The Nectome-MIT link
Nectome was connected to MIT through neuroscientist and professor Edward Boyden. While Boyden doesn't have any personal affiliation with Nectome, MIT's Media Lab held a subcontract for Nectome's NIMH small business grant. Boyden's team sought to combine elements of Nectome's chemistry with their invention, expansion microscopy. That combination, if successful, would have allowed Nectome, MIT and other organizations to visualize brain circuits better for research.
Why the split?
In a formal statement, MIT called into question both Nectome's plans and the statements the company had made to promote itself. It asserted that, at least for now, scientists can't say whether the brain preservation Nectome touted is even possible. It also pointed out the difficulty of creating consciousness--that is, consciousness is somewhat still hard to define, and we don't know what the brain-data simulations Nectome proposed would feel like.
MIT's decision doesn't necessarily mean MIT is abandoning Nectome's idea forever, nor does it mean that Nectome founder Robert McIntyre is wrong about eventually being able to offer a sort of immortality through brain data. It's simply admitting that, ethics aside, there's tons more work to do before anybody can move forward with the idea.
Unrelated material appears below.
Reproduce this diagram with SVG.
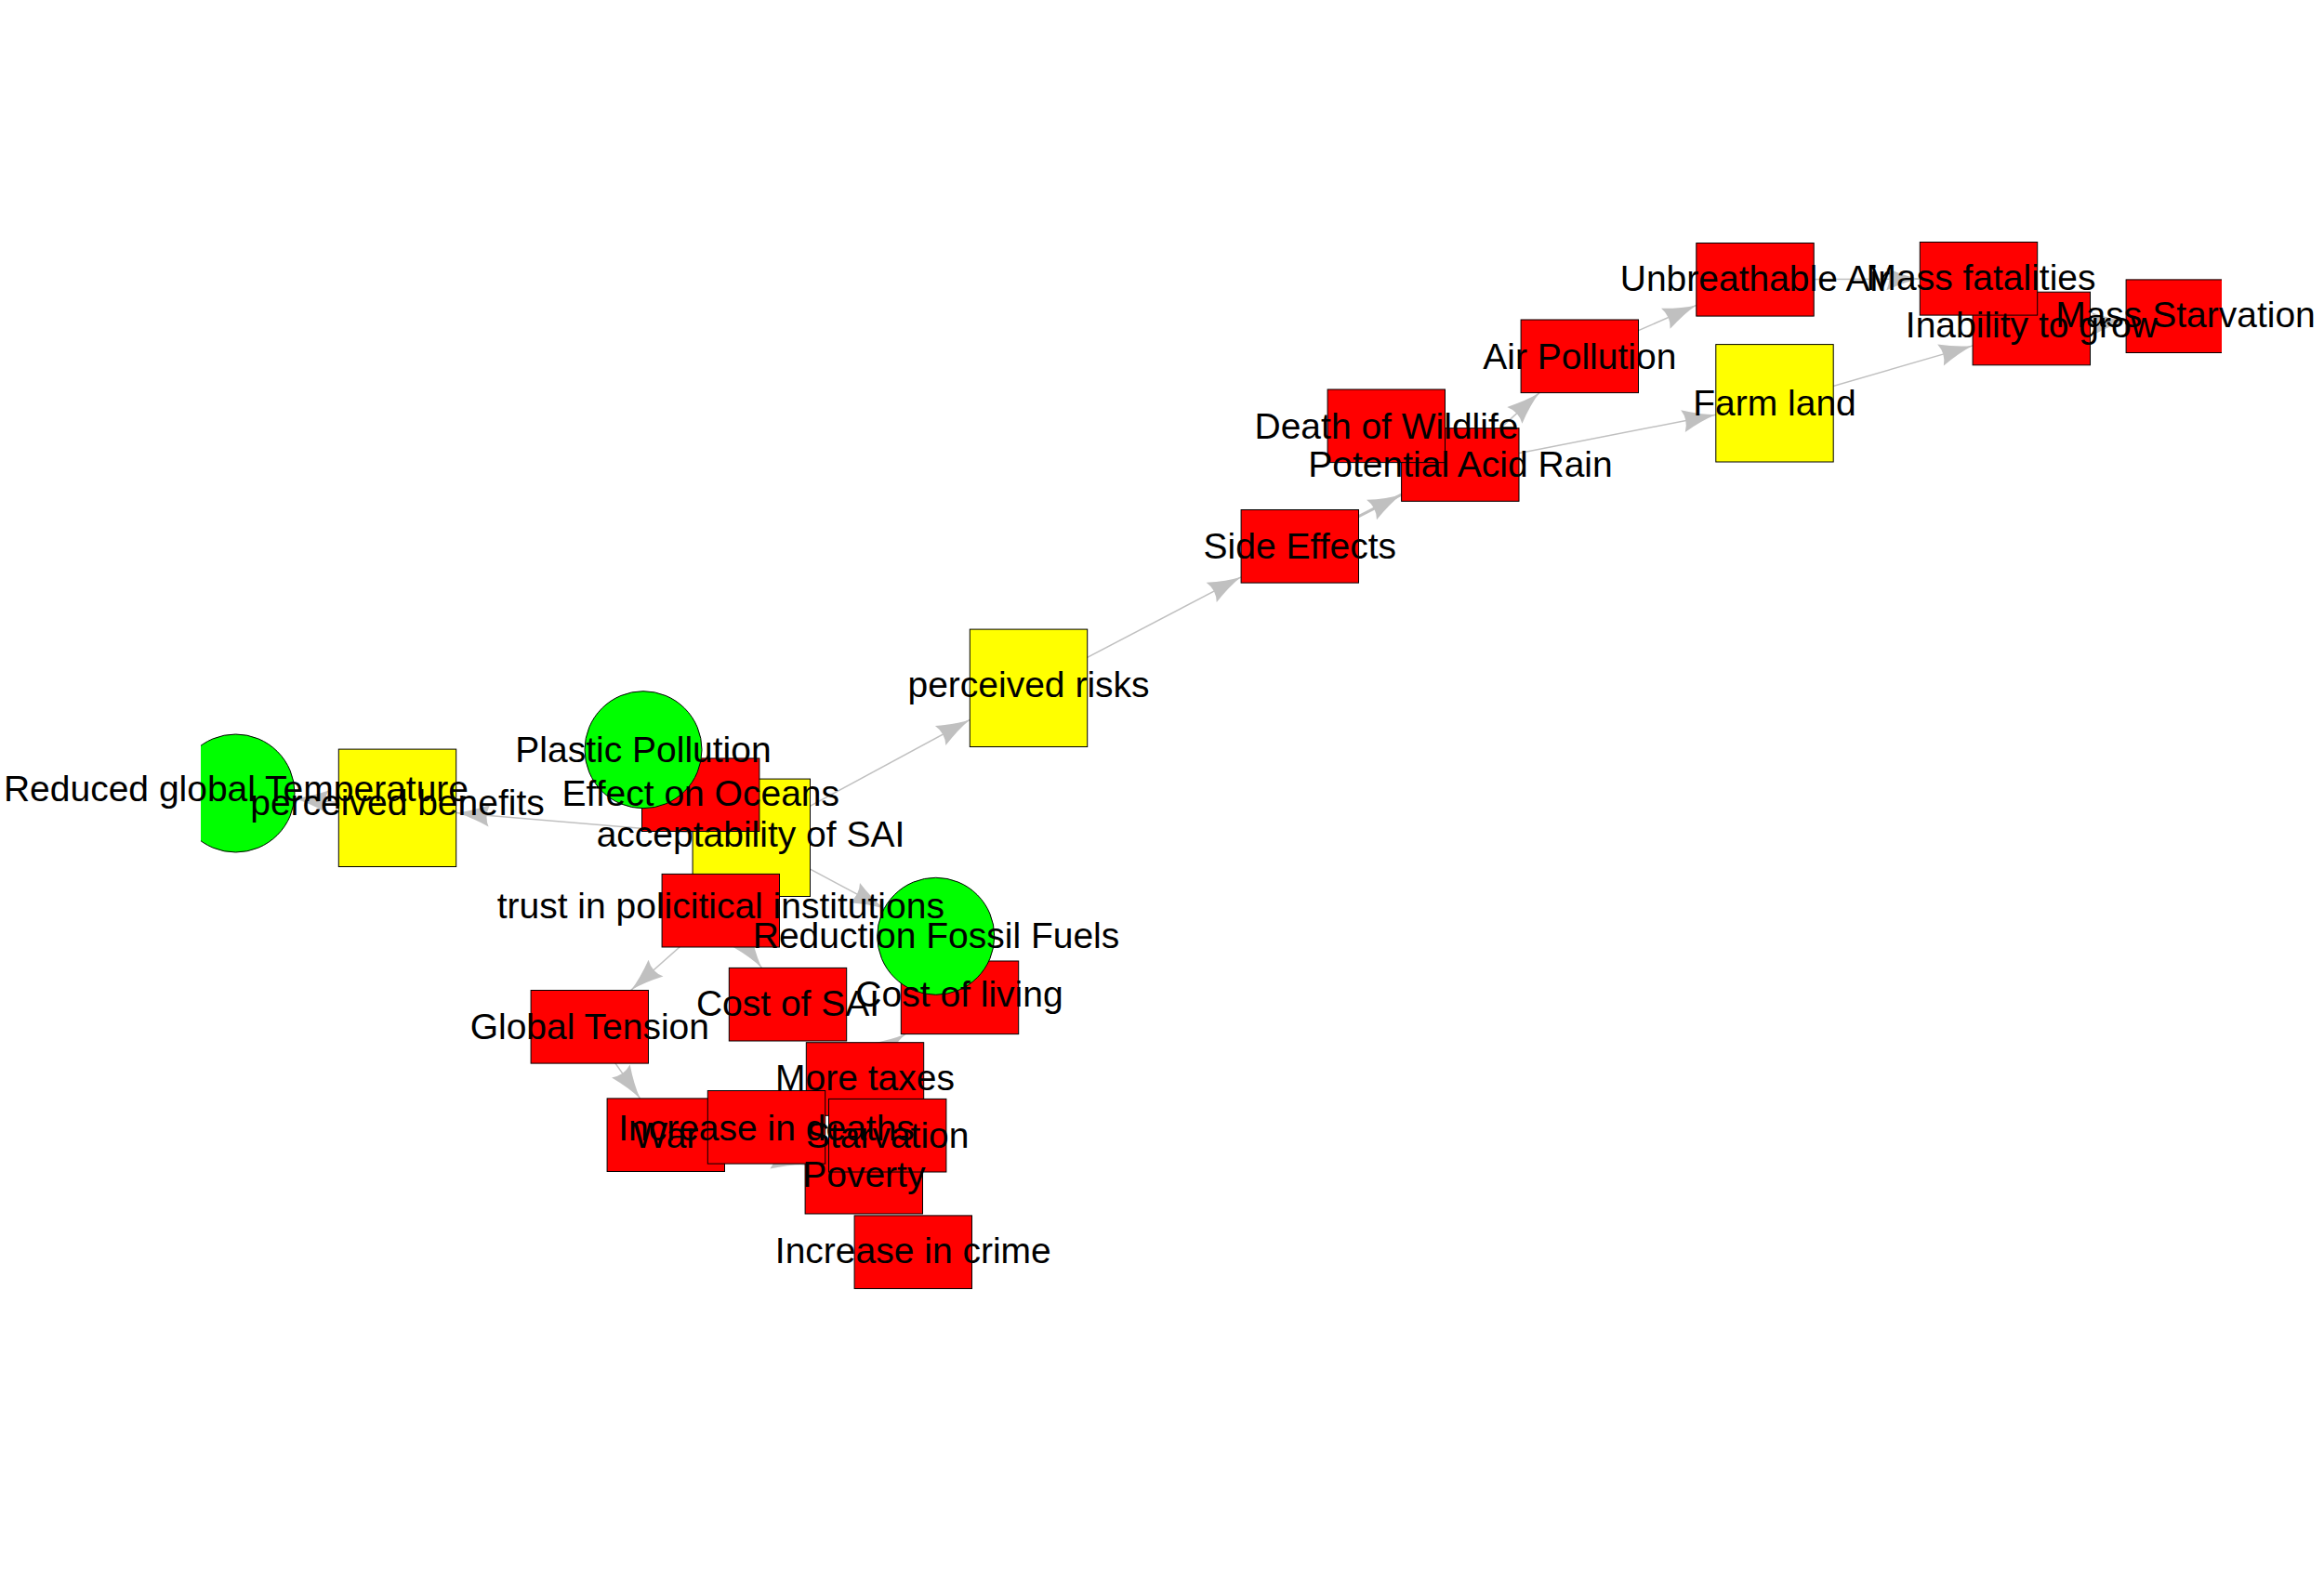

Still, that admission might prove fatal to Nectome, as MIT has significant clout that other scientific organizations and investors absolutely pay attention to.
Slow and steady (with evidence) wins the business race
Nectome's situation offers a valuable lesson for entrepreneurs in that opening your doors and making claims has to be done with incredible sensitivity to timing and fact. For years, companies have learned the hard way that unsubstantiated claims can kill credibility and financial stability and even risk consumer safety. This is no different. While I'll give Nectome the benefit of the doubt and say they probably don't have the intent to defraud anyone given that deposits are refundable, its failure to provide proof of concept legitimately should make any investor nervous. And because of the ethics involved in Nectome's methodology, despite noting their technology is in the research phase, the company should have been even more sensitive to the need to provide that proof. It is essentially a classic case of putting the cart before the horse.
Thinking outside the box is usually fabulous. But you don't need to rush as you climb out. Slow down. Get evidence. When you can take that evidence and show others that, yes, you were right, only then do you truly have the foundation successful businesses are built on.